Opinion
04-20-2017
Roe & Associates, Garden City (Patrick B. McKeown of counsel), for appellants. Jaroslawicz & Jaros PLLC, New York (David Tolchin of counsel), for Lisa Fay, respondent. Lawrence Heisler, Brooklyn, (Jane Shufer of counsel), for New York City Transit Authority, Metropolitan Transportation Authority, Manhattan and Bronx Surface Transit Operating Authority and Bus Operator McKay, respondents.
Roe & Associates, Garden City (Patrick B. McKeown of counsel), for appellants.
Jaroslawicz & Jaros PLLC, New York (David Tolchin of counsel), for Lisa Fay, respondent.
Lawrence Heisler, Brooklyn, (Jane Shufer of counsel), for New York City Transit Authority, Metropolitan Transportation Authority, Manhattan and Bronx Surface Transit Operating Authority and Bus Operator McKay, respondents.
ACOSTA, J.P., MAZZARELLI, MANZANET–DANIELS, GISCHE, KAHN, JJ.
Order, Supreme Court, New York County (Michael D. Stallman, J.), entered March 8, 2016, which granted plaintiff's motion for partial summary judgment as against defendants Josephine Zavolakis and John Zavolakis, and granted defendants New York City Transit Authority, Metropolitan Transportation
Authority, Manhattan and Bronx Surface Transit Operating Authority and Bus Operator McKay's (the transit authority defendants) motion for summary judgment dismissing the complaint as against them, unanimously affirmed, without costs.
Plaintiff and the transit authority defendants established prima facie that plaintiff was injured as a result of the negligence of the Zavolakis defendants, who made a sudden U–turn on 34th Street in front of the bus on which plaintiff was riding, causing the bus driver to stop short to avoid a collision (see Flores v. City of New York, 66 A.D.3d 599, 888 N.Y.S.2d 27 [1st Dept. 2009] ; 34 RCNY 4–05[b][1]; 4–07[h][2]; see also Vehicle and Traffic Law §§ 1128[a] ; 1160[e] ). The bus driver made a note of the license plate number of the car that made the U–turn in front of her, and the Zavolakis defendants testified that they made a U–turn every morning at about the same time and place on 34th Street, leaving Josephine Zavolakis in front of her workplace. Plaintiff established her freedom from negligence by demonstrating that she was holding onto a pole as the bus moved (see Rountree v. Manhattan & Bronx Surface Tr. Operating Auth., 261 A.D.2d 324, 328, 692 N.Y.S.2d 13 [1st Dept. 1999], lv. denied 94 N.Y.2d 754, 701 N.Y.S.2d 340, 723 N.E.2d 89 [1999] ). The transit authority defendants established the bus driver's freedom from negligence by demonstrating that she was faced with an emergency situation not of her own making (see Orsos v. Hudson Tr. Corp., 111 A.D.3d 561, 975 N.Y.S.2d 655 [1st Dept. 2013] ).
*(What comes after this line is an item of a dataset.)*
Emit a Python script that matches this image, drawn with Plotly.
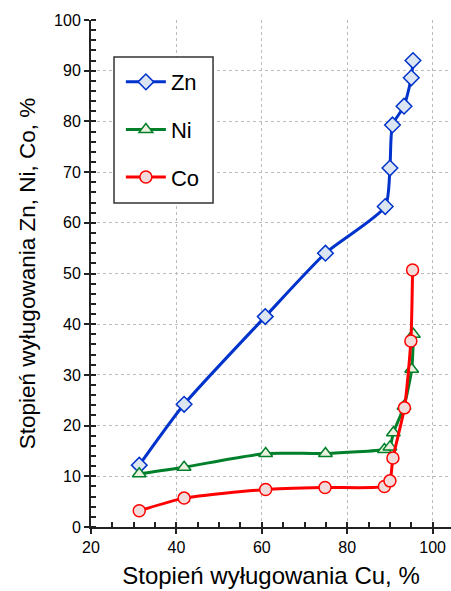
import plotly.graph_objects as go

cu_zn = [31.3, 41.8, 60.8, 74.9, 88.9, 90.0, 90.6, 93.3, 95.0, 95.4]
zn = [12.2, 24.2, 41.5, 54.0, 63.2, 70.8, 79.3, 83.0, 88.6, 92.0]

cu_ni = [31.3, 41.8, 60.9, 74.9, 88.7, 90.0, 90.8, 93.3, 95.1, 95.5]
ni = [10.5, 11.8, 14.5, 14.5, 15.3, 15.8, 18.6, 23.8, 31.1, 38.0]

cu_co = [31.3, 41.8, 60.9, 74.8, 88.7, 90.0, 90.7, 93.4, 94.9, 95.3]
co = [3.2, 5.7, 7.4, 7.8, 8.0, 9.1, 13.6, 23.5, 36.7, 50.7]

x_ticks = [20, 40, 60, 80, 100]
y_ticks = [0, 10, 20, 30, 40, 50, 60, 70, 80, 90, 100]

font = "Liberation Sans, Arial, sans-serif"

fig = go.Figure()
series = [
    ("Zn", cu_zn, zn, "#0033cc", "#dce6f2", "diamond", 12),
    ("Ni", cu_ni, ni, "#00802b", "#ebf1de", "triangle-up", 12),
    ("Co", cu_co, co, "#ff0000", "#f2dcdb", "circle", 12),
]
for name, x, y, lc, fc, sym, sz in series:
    fig.add_trace(go.Scatter(
        x=x, y=y, name=name, mode="lines+markers", legendgroup=name,
        line=dict(color=lc, width=3, shape="spline", smoothing=0.6),
        marker=dict(symbol=sym, size=sz, color=fc, line=dict(color=lc, width=1.5)),
    ))

# legend frame
fig.add_shape(type="rect", xref="paper", yref="paper",
              x0=0.0639, x1=0.339, y0=0.639, y1=0.927,
              line=dict(color="#333333", width=1.5), fillcolor="white", layer="above")

fig.update_layout(
    width=451, height=591,
    margin=dict(l=91, r=0, t=20, b=64),
    paper_bgcolor="white", plot_bgcolor="white",
    font=dict(family=font, color="black"),
    legend=dict(
        x=0.083, y=0.919, xanchor="left", yanchor="top",
        borderwidth=0, bgcolor="rgba(0,0,0,0)",
        font=dict(size=22, family=font), traceorder="grouped",
        tracegroupgap=16, itemwidth=40,
    ),
    xaxis=dict(
        range=[20, 104.3], tickvals=x_ticks, showline=True, linecolor="#222222", linewidth=2,
        ticks="outside", ticklen=5, tickcolor="#222222", tickwidth=1.5,
        minor=dict(tickvals=list(range(25, 105, 5)), ticks="inside", ticklen=5,
                   tickcolor="#222222", showgrid=False),
        showgrid=True, gridcolor="#bbbbbb", griddash="dot", gridwidth=1,
        tickfont=dict(size=16), zeroline=False,
        title=dict(text="Stopień wyługowania Cu, %", font=dict(size=24), standoff=12),
    ),
    yaxis=dict(
        range=[0, 100], tickvals=y_ticks, showline=True, linecolor="#222222", linewidth=2,
        ticks="outside", ticklen=5, tickcolor="#222222", tickwidth=1.5,
        minor=dict(dtick=2, ticks="inside", ticklen=5, tickcolor="#222222", showgrid=False),
        showgrid=True, gridcolor="#bbbbbb", griddash="dot", gridwidth=1,
        tickfont=dict(size=16), zeroline=False,
        title=dict(text="Stopień wyługowania Zn, Ni, Co, %", font=dict(size=22.5), standoff=12),
    ),
)

fig.write_html("out.html")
In opposition, the Zavolakis defendants failed to raise a triable issue of fact as to their own involvement in the accident; they testified that they did not recall it, but did not deny being involved, and they presented no evidence that would support any other explanation (see Pichardo v. Urban Renaissance Collaboration Ltd. Partnership, 51 A.D.3d 472, 857 N.Y.S.2d 144 [1st Dept. 2008] ). Nor did they submit evidence that would support a finding that plaintiff was negligent (see Cuadrado v. New York City Tr. Auth., 65 A.D.3d 434, 435, 884 N.Y.S.2d 35 [1st Dept. 2009], lv. dismissed 14 N.Y.3d 748, 898 N.Y.S.2d 80, 925 N.E.2d 83 [2010] ).
Neither plaintiff nor the Zavolakis defendants raised an issue of fact as to negligence on the part of the bus driver; they merely speculated that she may have been driving too fast. However, even if, as plaintiff testified, the bus accelerated to 20 miles per hour before the accident, it was operating within the citywide legal speed limit at the time (see 34 RCNY 4–06), and there is no evidence that weather or traffic conditions at the time warranted a slower speed. The bus driver had no duty to anticipate another driver's sudden, illegal maneuver (see e.g. Ward v. Cox, 38 A.D.3d 313, 831 N.Y.S.2d 406 [1st Dept. 2007] ).